┌──

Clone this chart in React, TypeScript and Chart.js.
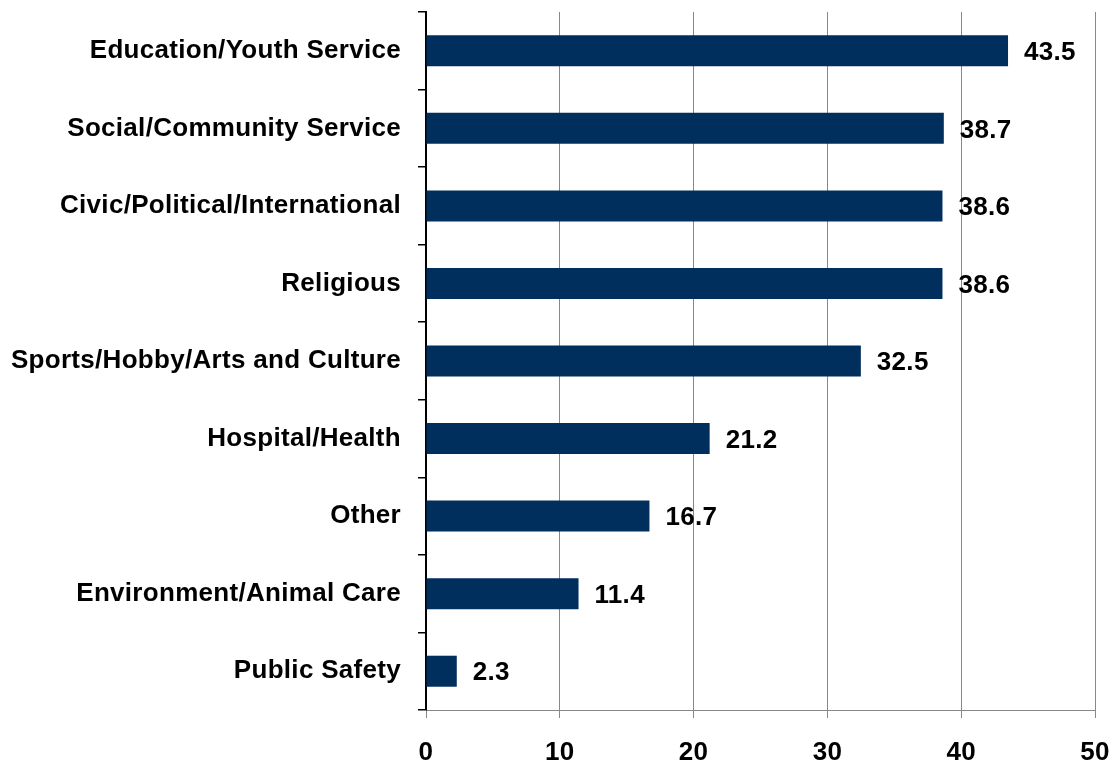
import React, { useEffect, useRef } from "react";
import { Chart, registerables } from "chart.js";

Chart.register(...registerables);

const categories: string[] = [
  "Education/Youth Service",
  "Social/Community Service",
  "Civic/Political/International",
  "Religious",
  "Sports/Hobby/Arts and Culture",
  "Hospital/Health",
  "Other",
  "Environment/Animal Care",
  "Public Safety",
];

const values: number[] = [43.5, 38.7, 38.6, 38.6, 32.5, 21.2, 16.7, 11.4, 2.3];

const xMin = 0;
const xMax = 50;
const xStep = 10;

const BAR_COLOR = "#002E5D";
const FONT_FAMILY = "Arial, 'Liberation Sans', Helvetica, sans-serif";
const FONT_SIZE = 26;
const LETTER_SPACING = "0.3px";

const spacingPlugin = {
  id: "letterSpacing",
  beforeInit(chart: any) {
    chart.ctx.letterSpacing = LETTER_SPACING;
  },
  beforeUpdate(chart: any) {
    chart.ctx.letterSpacing = LETTER_SPACING;
  },
  beforeDraw(chart: any) {
    chart.ctx.letterSpacing = LETTER_SPACING;
  },
};

const valueLabelPlugin = {
  id: "valueLabels",
  afterDatasetsDraw(chart: any) {
    const ctx = chart.ctx;
    const meta = chart.getDatasetMeta(0);
    const data = chart.data.datasets[0].data as number[];
    ctx.save();
    ctx.font = `bold ${FONT_SIZE}px ${FONT_FAMILY}`;
    ctx.letterSpacing = LETTER_SPACING;
    ctx.fillStyle = "#000";
    ctx.textAlign = "left";
    ctx.textBaseline = "middle";
    meta.data.forEach((bar: any, i: number) => {
      ctx.fillText(data[i].toFixed(1), bar.x + 16, bar.y + 2);
    });
    ctx.restore();
  },
};

export default function App() {
  const canvasRef = useRef<HTMLCanvasElement | null>(null);

  useEffect(() => {
    const prevMargin = document.body.style.margin;
    document.body.style.margin = "0";
    const canvas = canvasRef.current;
    if (!canvas) return;
    const chart = new Chart(canvas, {
      type: "bar",
      data: {
        labels: categories,
        datasets: [
          {
            data: values,
            backgroundColor: BAR_COLOR,
            borderWidth: 0,
            barPercentage: 0.4,
            categoryPercentage: 1,
          },
        ],
      },
      options: {
        indexAxis: "y",
        animation: false,
        responsive: true,
        maintainAspectRatio: false,
        devicePixelRatio: 1,
        layout: { padding: { top: 12, right: 18, left: 0, bottom: 0 } },
        plugins: {
          legend: { display: false },
          tooltip: { enabled: false },
          title: { display: false },
        },
        scales: {
          x: {
            type: "linear",
            min: xMin,
            max: xMax,
            ticks: {
              stepSize: xStep,
              color: "#000",
              font: { family: FONT_FAMILY, size: FONT_SIZE, weight: "bold" },
              padding: 19,
            },
            grid: {
              color: "#888888",
              lineWidth: 1,
              tickLength: 8,
              drawTicks: true,
            },
            border: { color: "#888888", width: 1 },
            afterFit(scale: any) {
              scale.height = 55;
              scale.paddingLeft = 0;
              scale.paddingRight = 0;
            },
          },
          y: {
            type: "category",
            ticks: {
              color: "#000",
              font: { family: FONT_FAMILY, size: FONT_SIZE, weight: "bold" },
              padding: 17,
            },
            grid: {
              display: true,
              offset: true,
              drawOnChartArea: false,
              drawTicks: true,
              tickLength: 8,
              color: "#000",
              lineWidth: 1.5,
            },
            border: { color: "#000", width: 2 },
            afterFit(scale: any) {
              scale.width = 426;
              scale.paddingTop = 0;
              scale.paddingBottom = 0;
            },
          },
        },
      },
      plugins: [spacingPlugin, valueLabelPlugin],
    } as any);
    return () => {
      chart.destroy();
      document.body.style.margin = prevMargin;
    };
  }, []);

  return (
    <div style={{ position: "fixed", left: 0, top: 0, width: 1113, height: 765, background: "#fff" }}>
      <canvas ref={canvasRef} />
    </div>
  );
}
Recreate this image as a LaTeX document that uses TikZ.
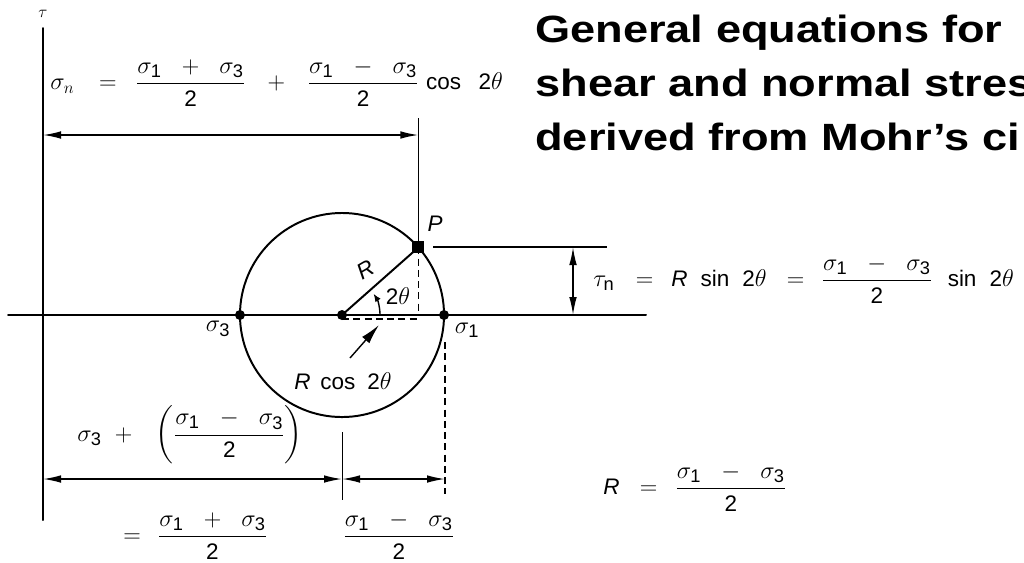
\documentclass[tikz,border=0pt]{standalone}
\usepackage{amsmath}
\usepackage{fontspec}
\setmainfont{Liberation Sans}
\newfontfamily\ttlfont{Liberation Sans Bold}[FakeStretch=1.19]
\usetikzlibrary{arrows.meta,calc}
\DeclareMathSizes{16}{16}{13}{10}
\newcommand{\eqfont}{\fontsize{16}{19}\selectfont}
\newcommand{\hs}[1]{\hspace{#1em}}
\newcommand{\sgm}[1]{\sigma_{\mathrm{#1}}}
\newcommand{\half}[1]{\dfrac{\sgm{1}\hs{0.65}#1\hs{0.65}\sgm{3}}{\mathrm{2}}}
\tikzset{
  mline/.style={line width=1.4pt, line cap=round},
  mthin/.style={line width=0.8pt},
  mdash/.style={line width=1.1pt, dash pattern=on 5pt off 3pt},
  mdim/.style={line width=1.1pt,
               {Latex[length=4.5mm,width=1.9mm]}-{Latex[length=4.5mm,width=1.9mm]}},
  mdot/.style={circle, fill=black, inner sep=0pt, minimum size=2.5mm},
  msq/.style={rectangle, fill=black, inner sep=0pt, minimum size=3mm},
  meq/.style={inner sep=0pt, font=\eqfont, anchor=west},
  mlbl/.style={inner sep=0pt, font=\eqfont},
  ttl/.style={inner sep=0pt, anchor=base west, font=\ttlfont\fontsize{27}{32}\selectfont},
}

\begin{document}
\begin{tikzpicture}[x=0.025cm, y=-0.025cm]
  \useasboundingbox (0,0) rectangle (1024,562);
  \node[ttl] (ttlA) at (535,42)  {General equations for};
  \node[ttl] (ttlB) at (535,96)  {shear and normal stres};
  \node[ttl] (ttlC) at (535,150) {derived from Mohr’s ci};

  \coordinate (tauTop) at (43,28);
  \coordinate (tauBot) at (43,520);
  \coordinate (axL) at (8,315);
  \coordinate (axR) at (646,315);
  \coordinate (C) at (342,315);
  \coordinate (S3) at ([xshift=-2.55cm]C);
  \coordinate (S1) at ([xshift=2.55cm]C);
  \coordinate (P) at ([shift={(41.5:2.55cm)}]C);
  \coordinate (Pf) at (P |- C);
  \coordinate (topRef) at (0,118);
  \coordinate (Ptop) at (P |- topRef);
  \node[font=\fontsize{12}{12}\selectfont] (tauLbl) at (43,14) {$\tau$};

  \draw[mline] (tauTop) -- (tauBot);
  \draw[mline] (axL) -- (axR);
  \draw[mline] (C) circle[radius=2.55cm];
  \draw[mline] (C) -- (P);
  \draw[mthin] (Ptop) -- (P);
  \draw[mdash] (P) -- (Pf);

  \coordinate (Cd) at ([yshift=-0.1cm]C);
  \coordinate (Pd) at ([yshift=-0.1cm]Pf);
  \draw[mdash] (Cd) -- (Pd);

  \foreach \pt in {S3,C,S1} {
    \node[mdot] (d\pt) at (\pt) {};
  }
  \node[msq] (Pm) at (P) {};

  \coordinate (dimTL) at (43,135);
  \coordinate (dimTR) at (P |- dimTL);
  \draw[mdim] (dimTL) -- (dimTR);

  \coordinate (tnL) at (433,247);
  \coordinate (tnR) at (607,247);
  \coordinate (tnA) at (573,247);
  \coordinate (tnB) at (573,315);
  \draw[mthin, line width=1.1pt] (tnL) -- (tnR);
  \draw[mdim] (tnA) -- (tnB);

  \coordinate (arcS) at ([xshift=0.95cm]C);
  \draw[line width=1pt, -{Latex[length=2mm,width=1.6mm]}] (arcS) arc[start angle=0, end angle=34, radius=0.95cm];

  \coordinate (rcTail) at (350,358);
  \coordinate (rcTip) at (379,325);
  \draw[line width=1pt, -{Latex[length=5mm,width=2.4mm]}] (rcTail) -- (rcTip);

  \coordinate (s1Low) at (445,342);
  \coordinate (s1Bot) at (445,494);
  \draw[mdash] (s1Low) -- (s1Bot);
  \coordinate (cLowT) at (342,432);
  \coordinate (cLowB) at (342,500);
  \draw[mthin, line width=0.6pt] (cLowT) -- (cLowB);

  \coordinate (bL) at (43,479);
  \coordinate (bM) at (342,479);
  \coordinate (bR) at (445,479);
  \draw[mdim] (bL) -- (bM);
  \draw[mdim] (bM) -- (bR);

  \node[mlbl] (s3Lbl) at (218,329) {$\sgm{3}$};
  \node[mlbl] (s1Lbl) at (467,330) {$\sgm{1}$};
  \node[mlbl] (pLbl) at (435,224) {\textit{P}};
  \node[mlbl, rotate=30] (rLbl) at (366,270) {\textit{R}};
  \node[mlbl] (angLbl) at (398,296) {$\mathrm{2}\theta$};
  \node[mlbl] (rcLbl) at (343,381) {$\mathit{R}\hs{0.25}\cos\hs{0.35}\mathrm{2}\theta$};

  \node[meq] (eqSn) at (50,83) {$\sigma_n\hs{0.8}=\hs{0.55}\half{+}\hs{0.75}+\hs{0.75}\half{-}\hs{0.15}\cos\hs{0.6}\mathrm{2}\theta$};
  \node[meq] (eqTn) at (593,280) {$\tau_{\mathrm{n}}\hs{0.65}=\hs{0.5}\mathit{R}\hs{0.4}\sin\hs{0.4}\mathrm{2}\theta\hs{0.6}=\hs{0.45}\half{-}\hs{0.5}\sin\hs{0.4}\mathrm{2}\theta$};
  \node[meq] (eqR) at (603,488) {$\mathit{R}\hs{0.6}=\hs{0.5}\half{-}$};
  \node[meq] (eqMid) at (77,435) {$\sgm{3}\hs{0.35}+\hs{0.8}\left(\half{-}\right)$};
  \node[meq] (eqSum) at (123,536) {$=\hs{0.45}\half{+}$};
  \node[meq] (eqHalf) at (343,536) {$\half{-}$};
\end{tikzpicture}
\end{document}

└──

**Challenge**. Restate exactly, please, only the lines between the start of the data and the line containing "Chart.register(...registerables);", both ends included, skipping the pictures.

**In response**.
Clone this chart in React, TypeScript and Chart.js.
import React, { useEffect, useRef } from "react";
import { Chart, registerables } from "chart.js";

Chart.register(...registerables);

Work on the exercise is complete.